Primitive mantle

In geochemistry, the primitive mantle (also known as the bulk silicate Earth) is the chemical composition of the Earth's mantle during the developmental stage between core-mantle differentiation and the formation of early continental crust. The chemical composition of the primitive mantle contains characteristics of both the crust and the mantle. One accepted scientific hypothesis is that the Earth was formed by accretion of material with a chondritic composition through impacts with differentiated planetesimals. During this accretionary phase, planetary differentiation separated the Earth's core, where heavy metallic siderophile elements accumulated, from the surrounding undifferentiated primitive mantle. Further differentiation would take place later, creating the different chemical reservoirs of crust and mantle material, with incompatible elements accumulating in the crust. Today, differentiation still continues in the upper mantle, resulting in two types of mantle reservoirs: those depleted in lithophile elements (depleted reservoirs), and those composed of "fresh" undifferentiated mantle material (enriched or primitive reservoirs).

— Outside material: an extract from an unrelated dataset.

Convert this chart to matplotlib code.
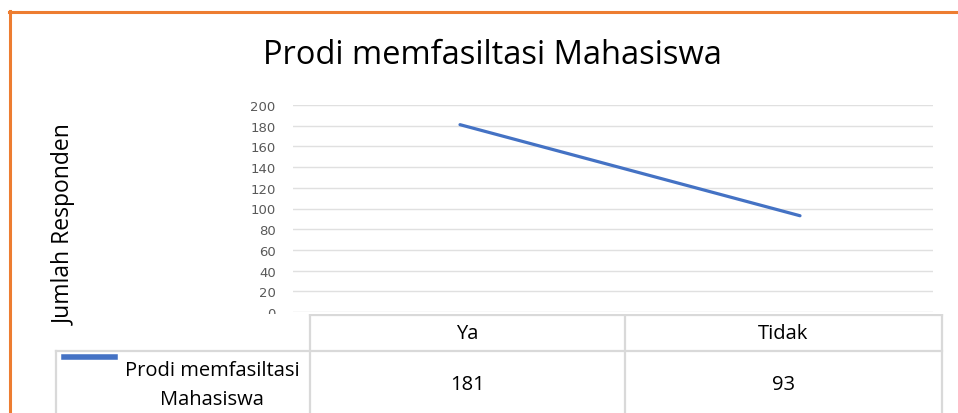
import matplotlib
matplotlib.use("Agg")
import matplotlib.pyplot as plt
from matplotlib.lines import Line2D

categories = ["Ya", "Tidak"]
values = [181, 93]
series_name = "Prodi memfasiltasi Mahasiswa"
yticks = [0, 20, 40, 60, 80, 100, 120, 140, 160, 180, 200]

W, H = 958, 414
fig = plt.figure(figsize=(W / 100, H / 100), dpi=100)
fig.patch.set_facecolor("white")

def fx(px):
    return px / W

def fy(py):
    return 1 - py / H

FONT = "Open Sans"
LINE_BLUE = "#4472C4"
GRID = "#e0e0e0"
TABLE = "#d9d9d9"

# plot area: gridlines x 293..933, y 0 at 313, 200 at 106
ax = fig.add_axes([fx(293), fy(313), fx(933) - fx(293), fy(106) - fy(313)])
xs = list(range(len(categories)))
ax.plot(xs, values, color=LINE_BLUE, lw=2.3, solid_capstyle="round")
# category 0 at px 460, 1 at px 800
scale = 340.0
ax.set_xlim(-(460 - 293) / scale, 1 + (933 - 800) / scale)
ax.set_ylim(0, 200)
ax.set_yticks(yticks)
ax.set_yticklabels([str(t) for t in yticks], fontsize=9.5, color="#595959",
                   family="DejaVu Sans")
ax.tick_params(axis="y", length=0, pad=12.5)
ax.set_xticks([])
ax.grid(axis="y", color=GRID, lw=1)
for s in ax.spines.values():
    s.set_visible(False)
ax.set_facecolor("white")

# y label
fig.text(fx(65), fy(225), "Jumlah Responden", rotation=90, ha="center",
         va="center", fontsize=16.5, family=FONT, color="black")

# title
fig.text(fx(492), fy(56), series_name, ha="center", va="center",
         fontsize=23.5, family=FONT, color="black")

# table area (covers lower part)
tax = fig.add_axes([0, 0, 1, fy(314.5)])
tax.set_xlim(0, W)
tax.set_ylim(H, 314.5)
tax.axis("off")
tax.add_patch(plt.Rectangle((0, 314.5), W, H - 314.5, facecolor="white",
                            edgecolor="none", zorder=0))

def hline(y, x0, x1):
    tax.add_line(Line2D([x0, x1], [y, y], color=TABLE, lw=1.6, zorder=2))

def vline(x, y0, y1):
    tax.add_line(Line2D([x, x], [y0, y1], color=TABLE, lw=1.6, zorder=2))

col_edges = [310, 625, 942]
hline(316, 310, 942)
hline(352, 56, 942)
for x in col_edges:
    vline(x, 316, H + 2)
vline(56, 352, H + 2)

TS = 14.5
for i, c in enumerate(categories):
    cx = (col_edges[i] + col_edges[i + 1]) / 2
    tax.text(cx, 334, c, ha="center", va="center", fontsize=TS, family=FONT,
             color="black")
    tax.text(cx, 385, str(values[i]), ha="center", va="center", fontsize=TS,
             family=FONT, color="black")

# legend key + row label
tax.add_line(Line2D([64, 115], [358, 358], color=LINE_BLUE, lw=4, zorder=3))
words = series_name.split(" ")
tax.text(212, 371, " ".join(words[:2]), ha="center", va="center", fontsize=TS,
         family=FONT, color="black")
tax.text(212, 400, words[2], ha="center", va="center", fontsize=TS,
         family=FONT, color="black")

# orange frame
ORANGE = "#ED7D31"
fig.add_artist(Line2D([fx(9), 1.0], [fy(13), fy(13)], color=ORANGE, lw=2.2,
                      zorder=20))
fig.add_artist(Line2D([fx(9.5), fx(9.5)], [fy(12), 0], color=ORANGE, lw=2.2,
                      zorder=20))

fig.savefig("out.png", dpi=100, facecolor="white")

Volcanic rocks from hotspot areas often have a primitive composition, and because the magma at hotspots is supposed to have been taken to the surface from the deepest regions of the mantle by mantle plumes, geochemists assume there must be a relatively closed and very undifferentiated primitive reservoir somewhere in the lower mantle. One hypothesis to describe this assumption is the existence of the D"-layer at the core-mantle boundary. Although the chemical composition of the primitive mantle cannot be directly measured at its source, researchers have been able to estimate primitive mantle characteristics using a few methods. One methodology involves the analysis of chondritic meteorites that represent early Earth chemical composition and creating models using the analyzed chemical characteristics and assumptions describing inner-Earth dynamics.